Representative Paragraph

Bankson observes Nell:

Though she was looking at me, she hadn’t heard. She was still with her work. She was wearing a tulip bark ribbon, too, just above her elbow. I wondered what they made of this woman who bossed them around and wrote down their reactions. It was funny how it all seemed more vulgar watching someone else do it. I felt like my mother, with this sudden distaste for it. And yet she was good at it. Better than I was. Systematic, organized, ambitious. She was a chameleon, with a way of not imitating them but reflecting them. There seemed to be nothing conscious or calculated about it. It was simply the way she worked. I feared I’d never shake my Englishman Among the Savages pose, despite the real respect I had come to feel for the Kiona. But she with only seven weeks under her belt was more of the Tam than I ever would be of any tribe, no matter how long I stayed. No wonder Fen had grown discouraged.


Not surprisingly, most of the questions Lily King has been asked about Euphoria deal with Margaret Mead, her relationships, her sexuality, and the fact that she was a trailblazer in the field of anthropology.  When Nell Stone is mentioned, she feels more like a placeholder than the main character of a novel.  And yet when you read Euphoria, it’s easy to forget that Nell is based on a historical figure.  While Mead might be front and centre in the mind of interviewers and reviewers, Nell Stone’s vibrant, passionate, sometimes overwhelming personality takes centre stage in the novel.

Don’t get me wrong, when I finished Euphoria I was compelled to learn more about Margaret Mead.  In particular I was interested to pick out the points of divergence, where King had followed the course of history and where she’d allowed her characters to take a different path.  It’s fitting that in a novel about an anthropologist who experienced tribal life without prejudice or pre-conceived notions, that King would adopt the same attitude in writing her novel.  There’s nothing preconceived about Nell, Fen or Andrew.  They are their own people, no matter who they might be based on.

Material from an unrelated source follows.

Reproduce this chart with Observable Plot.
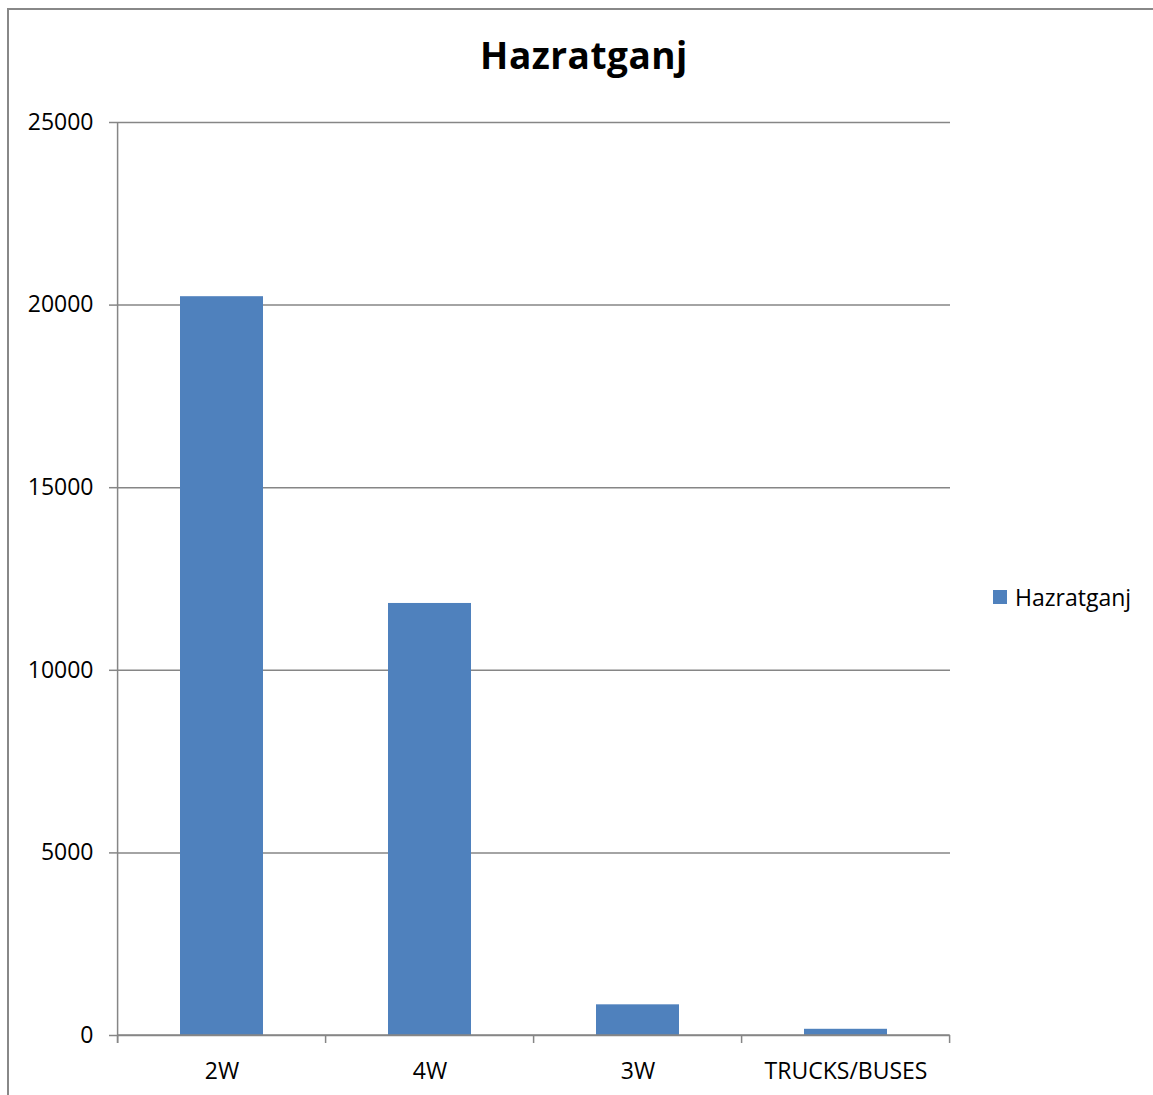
<!DOCTYPE html>
<html>
<head>
<meta charset="utf-8">
<script src="https://cdn.jsdelivr.net/npm/d3@7"></script>
<script src="https://cdn.jsdelivr.net/npm/@observablehq/plot@0.6"></script>
<style>
  html, body { margin: 0; padding: 0; background: #fff; overflow: hidden; width: 1153px; height: 1095px; }
  #wrap { position: relative; width: 1153px; height: 1095px; font-family: "Open Sans", sans-serif; }
  #border { position: absolute; left: 7px; top: 8px; width: 1300px; height: 1300px; border: 2px solid #888; box-sizing: border-box; }
  #title { position: absolute; left: 0; width: 1168px; top: 29px; text-align: center; font-size: 37px; font-weight: bold; color: #000; letter-spacing: 0.5px; }
  #legend { position: absolute; left: 993px; top: 581px; font-size: 23px; color: #000; display: flex; align-items: center; }
  #legend .sw { width: 14px; height: 14px; background: #4F81BD; margin-right: 8px; }
  #chart { position: absolute; left: 0; top: 0; }
</style>
</head>
<body>
<div id="wrap">
  <div id="border"></div>
  <div id="chart"></div>
  <div id="title">Hazratganj</div>
  <div id="legend"><div class="sw"></div><span>Hazratganj</span></div>
</div>
<script>
const categories = ["2W", "4W", "3W", "TRUCKS/BUSES"];
const values = [20230, 11830, 840, 170];
const yTicks = [0, 5000, 10000, 15000, 20000, 25000];
const seriesName = "Hazratganj";

const data = categories.map((c, i) => ({category: c, value: values[i], series: seriesName}));
const gray = "#868686";

const boundaries = (index, scales, values, dimensions) => {
  const g = d3.create("svg:g");
  const step = scales.x(categories[1]) - scales.x(categories[0]);
  const gapHalf = step * 0.3;
  const y0 = scales.y(0);
  const xs = categories.map(c => scales.x(c) - gapHalf);
  xs.push(scales.x(categories[categories.length - 1]) + step - gapHalf);
  for (const x of xs) {
    g.append("line").attr("x1", x).attr("x2", x).attr("y1", y0).attr("y2", y0 + 8)
      .attr("stroke", gray).attr("stroke-width", 1.5);
  }
  g.append("line").attr("x1", xs[0]).attr("x2", xs[0])
    .attr("y1", scales.y(yTicks[yTicks.length - 1])).attr("y2", y0 + 8)
    .attr("stroke", gray).attr("stroke-width", 1.5);
  g.append("line").attr("x1", xs[0]).attr("x2", xs[xs.length - 1])
    .attr("y1", y0).attr("y2", y0)
    .attr("stroke", gray).attr("stroke-width", 1.5);
  return g.node();
};

const plot = Plot.plot({
  width: 1153,
  height: 1095,
  marginLeft: 117,
  marginRight: 203,
  marginTop: 122,
  marginBottom: 60,
  style: {fontFamily: "Open Sans, sans-serif", fontSize: "23px", color: "#000", background: "transparent"},
  x: {domain: categories, paddingInner: 0.6, paddingOuter: 0.3, label: null},
  y: {domain: [0, 25000], label: null},
  marks: [
    Plot.gridY(yTicks, {stroke: gray, strokeOpacity: 1, strokeWidth: 1.5}),
    Plot.barY(data, {x: "category", y: "value", fill: "#4F81BD"}),
    boundaries,
    Plot.axisY(yTicks, {tickSize: 8, tickPadding: 16, stroke: gray, strokeOpacity: 1, strokeWidth: 1.5, tickFormat: d => String(d), fontSize: 23, fill: "#000"}),
    Plot.axisX({tickSize: 0, tickPadding: 27, fontSize: 23, fill: "#000"})
  ]
});
document.getElementById("chart").appendChild(plot);
</script>
</body>
</html>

Until the final pages, Euphoria is a wonderful novel about exploration, both intellectual and intimate.  This is best evidenced by Nell and Andrew’s development of The Grid, a schematic that would allow them to categorise not only tribes but other cultures and people.  King infuses a level of physicality and emotional intensity to the discovery:

We kept at it.  The sun came up and went down again.  We believed we were in the throes of a big theory.  We could see our chalk on university blackboards.  It felt like we were putting a messy disorganized unlabeled world in order.  It felt like decoding.  It felt like liberation… For long stretches of time it felt like we were crawling around in each other’s brain.

Then there’s the inclusion of the fictitious Tam.  As a metaphor for empowerment, the Tam might feel like an authorial cheat in that they are a female dominant tribe that conveniently and neatly aligns with Nell’s sense of independence.  However, whereas the woman of the Tam have carved out a level of freedom in their own society, Nell’s empowerment is entirely contingent on her location. In New Guinea she can be free and passionate and wild with her opinions and the men in her life.  But when she comes back to “civilisation” the norms of her own society constrain her.  This culminates in her death at the hands of a jealous Fen who (as heavily implied by Bankson though not proven) throws Nell overboard on their way back to New York.

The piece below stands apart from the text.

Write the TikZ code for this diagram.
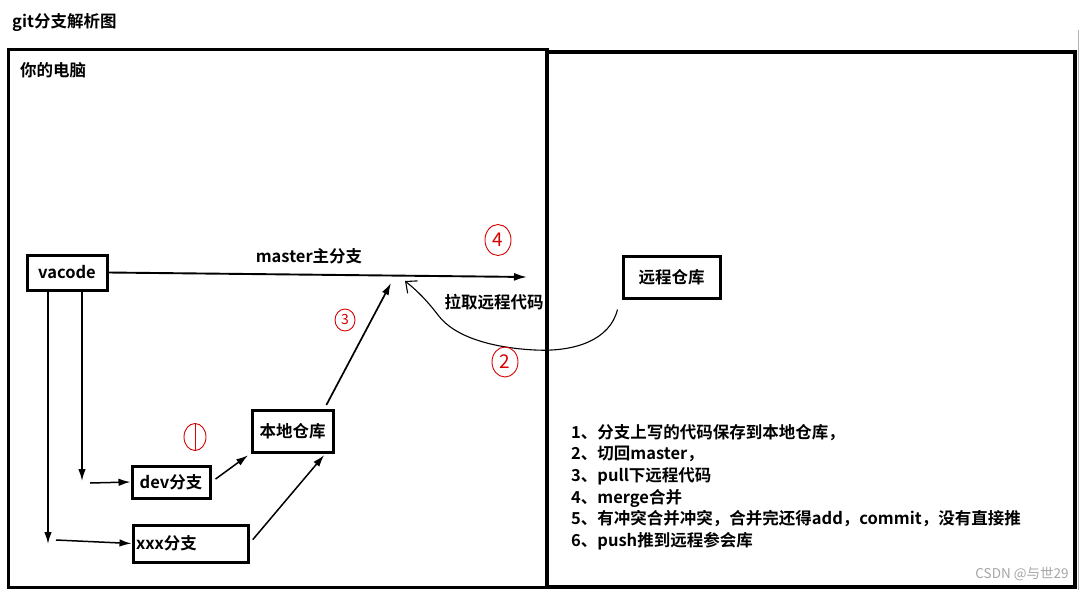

While I acknowledge that Nell is more than just a thin copy of Margaret Mead, her death is the one point of the novel where I wish King had aligned Nell’s life with history. There is some evidence that Reo Fortune abused Mead, however history (and Wikipedia) tells us that she survived her journey back to civilisation, married to Gregory Bateson. For the rest of her life Mead continued to trailblaze, publishing significant work on tribal cultures.  In light of this, vibrant, passionate, breathless Nell Stone deserved more than a cheap, unwarranted and tasteless death.

Still, the ending aside, for most of its length, Euphoria is a wonderful novel that mixes together the exhilaration of discovery with the intensity of intimacy and love.